Public Goods are in distinction to private goods. The market produces private goods, individually consumed goods, from candy bars to cars, in abundance. Public Goods are not produced so abundantly. Public Goods are the province of federal, state and local governments. They include roads, police, education, national defense, courts and prisons, some health and social services, libraries, and so on.

Public Goods is a big word because it is by way of Public Goods that prosperity is seeded, nurtured, grown and ripened. The roads, national defense and education systems of the U.S. have been the platform upon which the society has risen. Policy which prefers that private goods dominate is a route not to well-being, but demonstrably, to instability and failure.

This is not a theoretical contest, this contest of theories.  There is empirical evidence.  We offer some in Chapter [pres] with an examination of economic outcomes by party of the president.  Elsewhere [chapters ...] we look at productivity, growth, employment and unemployment, inflation/deflation, markets, specific sectors like Agriculture and Energy.  Historically and statistically the economy has done better under the practice of Demand Side Economics. Classical Economics, Free-Market Economics, and their stepchild Supply Side inspire religious devotion, but do not work.

We also look at those issues, obstacles, challenges and threats which society must solve for its own survival and which will need the organization of economics. In large part the critical path is blocked by the entrenched corporate control of the economy and abetted by an economics of confusion. Global climate change, desperate poverty in the Third World, immigration, loss of democratic control of political institutions, inability to adapt, all are connected in an economic context and through economic institutions.

And we offer a way forward.  It may be surprising, given the harsh terms employed in the first two parts, that the remedies here are seemingly so mild. One eye has been kept on political practicality, to be sure, because a remedy is no remedy if it cannot be applied. But, for example, the cleansing of the market process from manipulation by corporations ought to be amenable to theoretical Conservatives as well as progressives. It is those who employ the tenets of a free market faith in their sermons, but whose purpose is not to support strong economics, but to excuse corporate control, who will be most exercised. A symbol of this might be that the proposal to free the tax code from purposes ulterior to funding the government, no doubt politically  wildly impractical, is probably the least dubious in theory. Elsewhere, the value of public goods is not so much controversial as it is misunderstood. A fair look at public goods and the necessity of maintaining the Commons will lead to approval in most eyes.

This is not a book for economists. Some may see it as a book AGAINST economists. It is instead a book for people concerned with public policy. The minutia and sophistry with which economics is usually occupied are distractions we can no longer afford.  Instead we need a lens for penetrating the confusion of competing theories and explanations.

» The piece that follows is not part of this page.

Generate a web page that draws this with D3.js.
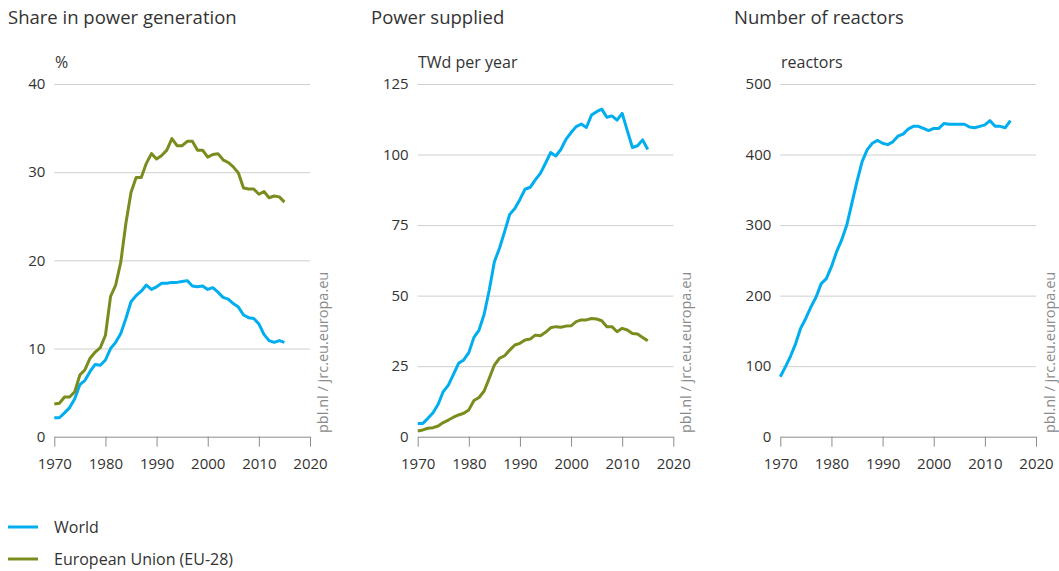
<!DOCTYPE html>
<html lang="en">
<head>
<meta charset="UTF-8" />
<title>Nuclear power</title>
<style>
  body { margin: 0; background: #fff; }
  svg text { font-family: "Open Sans", "Noto Sans", sans-serif; fill: #333; }
  .title { font-size: 18.5px; }
  .unit { font-size: 16px; }
  .tick text { font-size: 15px; fill: #333; }
  .grid line { stroke: #cfcfcf; stroke-width: 1; }
  .grid path { display: none; }
  .xaxis path, .xaxis line { stroke: #8c8c8c; }
  .source { font-size: 14.5px; fill: #8a8a8a !important; }
  .legend text { font-size: 16px; }
</style>
</head>
<body>
<svg id="chart" width="1059" height="571"></svg>
<script src="https://d3js.org/d3.v7.min.js"></script>
<script>
const years = d3.range(1970, 2016);

const worldShare = [2.15, 2.15, 2.7, 3.3, 4.3, 5.9, 6.4, 7.4, 8.2, 8.1,
  8.7, 10.0, 10.7, 11.7, 13.4, 15.3, 16.0, 16.5, 17.2, 16.7,
  17.0, 17.4, 17.4, 17.5, 17.5, 17.6, 17.7, 17.1, 17.0, 17.1,
  16.7, 16.9, 16.4, 15.8, 15.6, 15.1, 14.7, 13.8, 13.5, 13.4,
  12.8, 11.6, 10.9, 10.7, 10.9, 10.7];
const euShare = [3.7, 3.8, 4.5, 4.5, 5.1, 7.0, 7.6, 8.9, 9.6, 10.1,
  11.5, 15.9, 17.2, 19.8, 24.2, 27.7, 29.4, 29.4, 31.0, 32.1,
  31.5, 31.9, 32.5, 33.8, 33.0, 33.0, 33.5, 33.5, 32.5, 32.5,
  31.7, 32.0, 32.1, 31.4, 31.1, 30.6, 29.9, 28.2, 28.1, 28.1,
  27.5, 27.8, 27.1, 27.3, 27.2, 26.6];

const worldSupply = [4.7, 4.7, 6.5, 8.5, 11.5, 16.0, 18.3, 22.1, 26.0, 27.2,
  29.8, 35.2, 37.8, 43.4, 52.0, 62.0, 66.8, 72.7, 78.8, 80.9,
  84.1, 87.7, 88.4, 91.0, 93.3, 96.9, 100.7, 99.5, 101.8, 105.4,
  107.8, 109.9, 110.8, 109.6, 114.0, 115.2, 116.1, 113.2, 113.7, 112.2,
  114.6, 108.5, 102.5, 103.1, 105.2, 101.8];
const euSupply = [2.0, 2.4, 3.0, 3.2, 3.8, 5.0, 5.9, 6.9, 7.7, 8.3,
  9.5, 12.8, 13.9, 16.2, 20.7, 25.4, 27.8, 28.7, 30.7, 32.5,
  33.1, 34.3, 34.6, 36.0, 35.8, 37.0, 38.6, 39.0, 38.8, 39.2,
  39.3, 40.8, 41.4, 41.4, 41.9, 41.7, 41.1, 39.0, 39.0, 37.2,
  38.4, 37.8, 36.6, 36.4, 35.2, 34.0];

const worldReactors = [85, 99, 114, 132, 154, 168, 184, 198, 217, 224,
  241, 262, 279, 300, 331, 362, 390, 407, 416, 420,
  416, 414, 418, 426, 429, 436, 440, 440, 437, 434,
  437, 437, 444, 443, 443, 443, 443, 439, 438, 440,
  442, 448, 440, 440, 438, 448];

const xTicks = [1970, 1980, 1990, 2000, 2010, 2020];
const seriesNames = ['World', 'European Union (EU-28)'];
const colors = { 'World': '#00aeef', 'European Union (EU-28)': '#7a8c1e' };

const panels = [
  { title: 'Share in power generation', unit: '%', max: 40, ticks: [0, 10, 20, 30, 40],
    left: 54.3, right: 310, titleX: 8, unitX: 55, srcX: 328,
    series: [['World', worldShare], ['European Union (EU-28)', euShare]] },
  { title: 'Power supplied', unit: 'TWd per year', max: 125, ticks: [0, 25, 50, 75, 100, 125],
    left: 417.7, right: 673.3, titleX: 371, unitX: 418, srcX: 691,
    series: [['European Union (EU-28)', euSupply], ['World', worldSupply]] },
  { title: 'Number of reactors', unit: 'reactors', max: 500, ticks: [0, 100, 200, 300, 400, 500],
    left: 780.3, right: 1036, titleX: 734, unitX: 781, srcX: 1055,
    series: [['World', worldReactors]] }
];

const svg = d3.select('#chart');
const plotTop = 84, plotBottom = 436.7;

panels.forEach(p => {
  const g = svg.append('g');
  const x = d3.scaleLinear().domain([1970, 2020]).range([p.left, p.right]);
  const y = d3.scaleLinear().domain([0, p.max]).range([plotBottom, plotTop]);

  g.append('text').attr('class', 'title').attr('x', p.titleX).attr('y', 24).text(p.title);
  g.append('text').attr('class', 'unit').attr('x', p.unitX).attr('y', 68).text(p.unit);

  // gridlines + y labels
  g.append('g').attr('class', 'grid')
    .attr('transform', `translate(${p.left},0)`)
    .call(d3.axisLeft(y).tickValues(p.ticks.filter(t => t > 0)).tickSize(-(p.right - p.left)).tickPadding(9));
  g.append('text')
    .attr('x', p.left - 9).attr('y', plotBottom).attr('dy', '0.32em')
    .attr('text-anchor', 'end').style('font-size', '15px').text('0');

  // x axis
  g.append('g').attr('class', 'xaxis')
    .attr('transform', `translate(0,${plotBottom})`)
    .call(d3.axisBottom(x).tickValues(xTicks).tickFormat(d3.format('d')).tickSize(10).tickPadding(12).tickSizeOuter(0))
    .call(a => a.selectAll('.tick text').style('font-size', '15px'));

  // source text
  g.append('text').attr('class', 'source')
    .attr('transform', `translate(${p.srcX},433) rotate(-90)`)
    .text('pbl.nl / jrc.eu.europa.eu');

  const line = d3.line().x((d, i) => x(years[i])).y(d => y(d));
  p.series.forEach(([name, vals]) => {
    g.append('path').datum(vals)
      .attr('fill', 'none')
      .attr('stroke', colors[name])
      .attr('stroke-width', 3)
      .attr('stroke-linejoin', 'round')
      .attr('d', line);
  });
});

// legend
const legend = svg.append('g').attr('class', 'legend');
seriesNames.forEach((name, i) => {
  const ly = 527 + i * 32;
  legend.append('line').attr('x1', 8).attr('x2', 38).attr('y1', ly).attr('y2', ly)
    .attr('stroke', colors[name]).attr('stroke-width', 3);
  legend.append('text').attr('x', 54).attr('y', ly).attr('dy', '0.35em').text(name);
});
</script>
</body>
</html>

Whether or not the reader accepts all the arguments and observations, we hope he or she will admit that at least the scope and perspective is appropriate.

The well-being of the poor and middle class are of infinitely more importance than that of the wealthy, not only because there are more of them, but because when they do better the whole does better. The great nonsense of modern times is that wealthy individuals and countries are so by necessity, to keep some sort of economic machinery running smoothly. Quite the opposite is the case. When well-being is concentrated in a few, imbalances are created that not only produce immoral poverty and deprivation, but that threaten a successful progress into the future.  Personal security cannot be the province only of the wealthy, nor can the incentives to do better be confined to the upper quintiles.